FIG. 1 illustrates the solution proposed in the above mentioned pending application. As shown, a multi-stage non-linear processing of an input main signal 1 is performed. In a first processing stage 10, time-discrete samples of a multi-carrier signal are used as input values. These samples have a certain sample rate and thus a certain inter-sample spacing. Based on a predetermined threshold level A, also known as a clipping level, information on samples exceeding this threshold level is found by passing time-discrete samples of the input signal 1 through a peak finder 11. The information (110, 120) on sample or samples exceeding the threshold level includes: the size of the overshooting part exceeding the threshold level, the phase and the time position of the sample/samples of the overshooting part.
This information (110, 120) is further used to manipulate a kernel previously stored in block 12. The kernel is usually constructed from peak reduction frequencies (or reserved frequencies/tones) of the multi-carrier input signal.
Referring back to FIG. 1, the manipulation of the kernel in block 12, includes a rotation of the kernel signal based on the phase of overshooting part; a scaling of the kernel signal based on the size of the overshooting part, and a shifting of the kernel signal based on the time position of sample/samples of the overshooting part. After manipulation of the kernel signal, the overshooting part of the input signal is reduced by combining the manipulated kernel signal 2 with a delayed version 3 of the input signal. The above mentioned procedure to reduce a peak of the input signal can be repeated X times, depending on the requirement of the system. After that X peak reduction steps have been performed, a fractional sample shift 20 is applied on the peak reduced signal 4. The benefit of using a fractional sample shifting of the signal 4 is to allow a subsequent processing stage 10 to find and reduce peaks that may hide “in-between” samples thus eliminating the need to use a high OSR. The input signal used in the solution described above may be a multi-carrier signal, e.g. an OFDM signal.
Although the computational complexity is effectively reduced using the solution described in the pending application, the randomness of the peaks; in number, size and fractional position; makes it difficult to divide the peak reducing effort into regular batches at different stages. In other words, the randomness of the peaks renders it difficult to exploit the peak reducing effort in a more efficient way.
In addition, choosing a fixed number of peak reducing steps before entering a subsequent stage is suboptimal, since this will either mean that too few peaks are reduced at some stages, or that more peaks than necessary are reduced at most stages. In such a fixed scheme, a certain amount of extra peak reducing steps are required at each stage to make sure that all relevant peaks are reduced prior to entering the next processing stage. The introduction of extra peak reducing steps will therefore require additional computational load.

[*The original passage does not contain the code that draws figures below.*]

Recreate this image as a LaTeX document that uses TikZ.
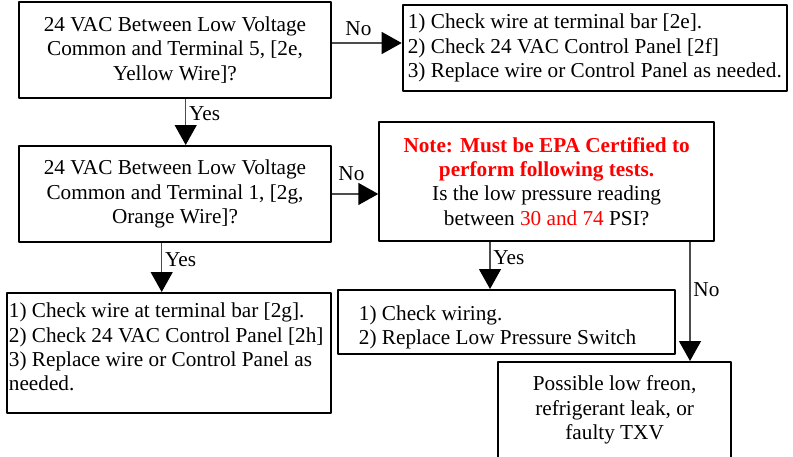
\documentclass[tikz,border=0pt]{standalone}
\usepackage{fontspec}
\setmainfont{Liberation Serif}
\usetikzlibrary{arrows.meta}
\begin{document}
\begin{tikzpicture}[x=0.565pt, y=-0.565pt, font=\fontsize{12}{13.8}\selectfont, line join=round,
  box/.style={draw, line width=1.1pt, inner sep=0pt, anchor=north west},
  arr/.style={draw=black!70, line width=0.85pt, -{Triangle[length=11.3pt, width=12.4pt, color=black]}},
  lbl/.style={inner sep=1.5pt}]
\def\px{0.565pt}
\path[use as bounding box, clip] (0,0) rectangle (793,456);
\node[box, align=center, minimum width=312*\px, minimum height=96*\px] (t5) at (18,1) {24 VAC Between Low Voltage\\Common and Terminal 5, [2e,\\Yellow Wire]?};
\node[box, align=flush left, minimum width=384.3*\px, minimum height=86*\px] (t5fix) at (401.7,4) {1) Check wire at terminal bar [2e].\\2) Check 24 VAC Control Panel [2f]\\3) Replace wire or Control Panel as needed.};
\node[box, align=center, minimum width=312*\px, minimum height=96*\px] (t1) at (18,145) {24 VAC Between Low Voltage\\Common and Terminal 1, [2g,\\Orange Wire]?};
\node[box, align=center, minimum width=334.7*\px, minimum height=119.3*\px] (lp) at (378.3,120.7) {\textcolor{red}{\textbf{Note: Must be EPA Certified to}}\\\textcolor{red}{\textbf{perform following tests.}}\\Is the low pressure reading\\between \textcolor{red}{30 and 74} PSI?};
\node[box, align=flush left, text width=180.8pt, inner xsep=1.1pt, text depth=48.2pt, minimum height=120*\px] (t1fix) at (6,292) {1) Check wire at terminal bar [2g].\\2) Check 24 VAC Control Panel [2h]\\3) Replace wire or Control Panel as\\needed.};
\node[box, align=flush left, text width=167pt, inner xsep=11.7pt, text height=14.6pt, minimum height=63.7*\px] (lpfix) at (337.3,289) {1) Check wiring.\\2) Replace Low Pressure Switch};
\node[box, align=center, minimum width=232.7*\px, inner ysep=7.9pt] (freon) at (497.3,361) {Possible low freon,\\refrigerant leak, or\\faulty TXV};
\draw[arr] (t5.east |- 0,43) -- node[lbl, above=2.3pt, pos=0.38] {No} (t5fix.west |- 0,43);
\draw[arr] (t5.south -| 185.7,0) -- node[lbl, right, pos=0.31] {Yes} (t1.north -| 185.7,0);
\draw[arr] (t1.east) -- node[lbl, above=5.6pt, pos=0.42] {No} (t1.east -| lp.west);
\draw[arr] (t1.south -| 161.7,0) -- node[lbl, right, pos=0.35] {Yes} (t1fix.north -| 161.7,0);
\draw[arr] (lp.south -| 490,0) -- node[lbl, right, pos=0.34] {Yes} (lpfix.north -| 490,0);
\draw[arr] (lp.south -| 690,0) -- node[lbl, right, pos=0.4] {No} (freon.north -| 690,0);
\end{tikzpicture}
\end{document}
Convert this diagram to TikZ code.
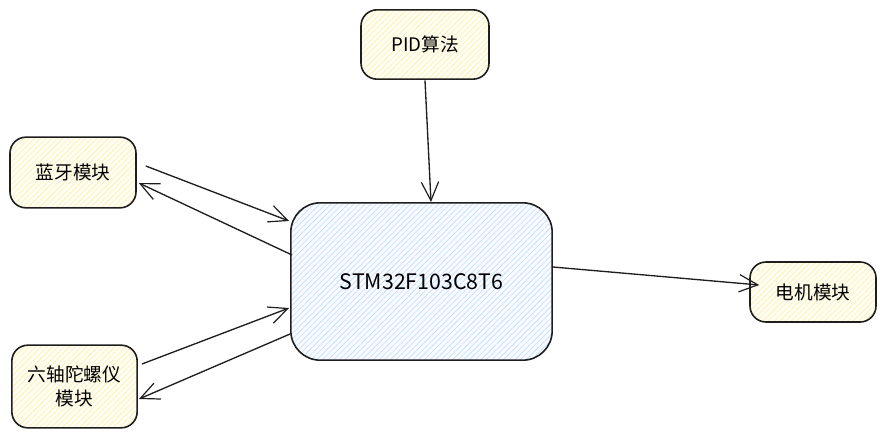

Furthermore, choosing to end the peak reducing steps at some specific quality level is also suboptimal since the number of peak reducing steps at a certain processing stage will vary between signal blocks (e.g. OFDM blocks). For some blocks, the computational resources will run out in an early stage, so that the later processing stages fail in contributing to the peak reduction. This will result in peak re-growth in the output signal.